The first Zendikar spoilers are starting to trickle in, and having been reminded by The Starkington Post's article about the same subject it's time to have a discussion about spoilers and finances. In the excitement of a new set, its easy to get caught up with wanting to nail down The Next Big Thing. Before you know it, you've pre-ordered four playsets of a card that doesn't even exist yet! Although bargains can be had in the days and weeks before the set is released, extra caution is required when looking for deals. A new dimension of complexity is introduced. When you are buying a card that's already released (or at least officially revealed), you run the risk of the card simply not existing. We're not talking about two toughness on a Giant Solifuge, we're talking about the cards you paid for simply not being real magic cards at all.
The name of the game when it comes to finance, be it Magical or otherwise, is managing risk. When you hear about a "sleeper" card on this site, that's just another way of saying "most people don't think the card's potential outweighs its risk". We try to focus on low-risk investments here because in this game, there are many. Poker players have the concept of Pot Odds, we have the concept of Crap Rares. It's easy to make a few bucks when Elspeth goes from 25 to 30, but the capital required to make 5 dollars is simply too high. There is tangible risk. Something like Caldera Hellion however, which packs a powerful effect for a competitive mana cost, requires almost no capital investment. For the price of a single Elspeth, you could own 6 playsets of Hellion. If that Hellion even sees a TINY amount of play, you'll be counting your earnings in the triple digit percentages. The risk may have been the same - our cost was only 25 dollars both ways - but the expected values were structured completely differently.
There are always going to be ways to augment your collection by value trading. It is not necessary to nail down every single sleeper or predict every trend. If you find yourself capable of doing so, there is a website that might need a new staff writer 🙂 For the rest of us, it is only necessary to be slightly more right than you are wrong. Unlike equities, bonds, and currencies, Magic cards really don't have the risk of zeroing out. A bank can go bust, a company can bankrupt, and a country's treasury can become insolvent, but unless the game of Magic itself goes down in flames or a card is banned, there is a theoretical minimum value of a Magic the Gathering rare. It may only be 10 cents, but it's there. Also consider that unlike the equity markets, where the only relevant goal is profit, Magic cards have value to people outside their financial value. Some players collect sets, and if Pale Moon is the last card Little Timmy needs to finish his set of Nemesis, Pale Moon has value all of a sudden.
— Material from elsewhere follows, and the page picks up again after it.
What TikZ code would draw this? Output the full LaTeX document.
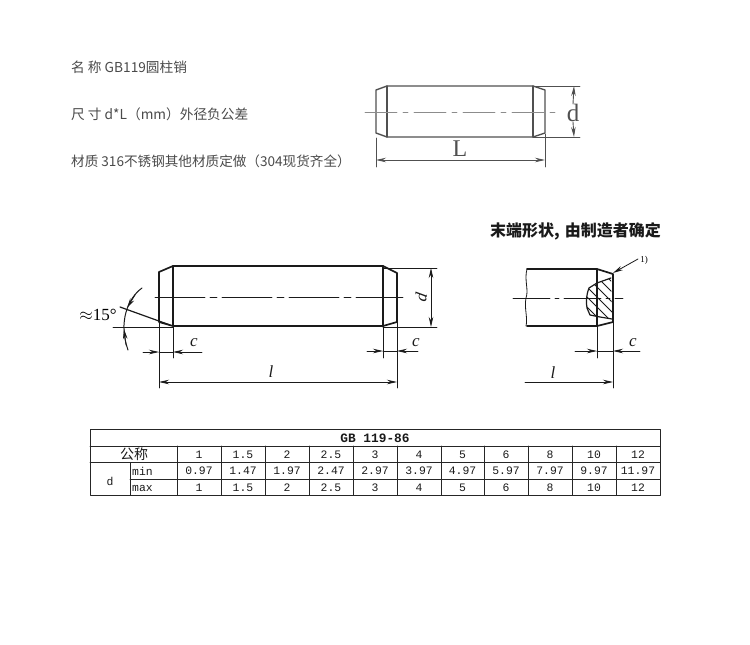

The point is, by speculating with your dollar on cards that may be the product of an overactive imagination adds a completely unpredictable dimension of risk to an otherwise predictable process. The fact of the matter is that people don't fake-spoil "sleeper" rares. They mock up the kind of cards that set the forums alight. Were that new Chandra card real, it would easily reach 20 dollars. Thankfully the creator of the mockup had originally posted it as a "what-if" scenario, but had this card taken root as a real card, what's to stop ebay sellers from preselling it?
Over the coming weeks, there will be discussion on this site and elsewhere about the value of these new cards. It would be wise to treat unconfirmed cards as fiction until they're revealed as fact. There will be plenty of time to speculate and profit once Zendikar is out. If people missed Tarmogoyf the first time around, they'll miss something in Zendikar too. If you're going to pre-order cards, be careful and know your risks!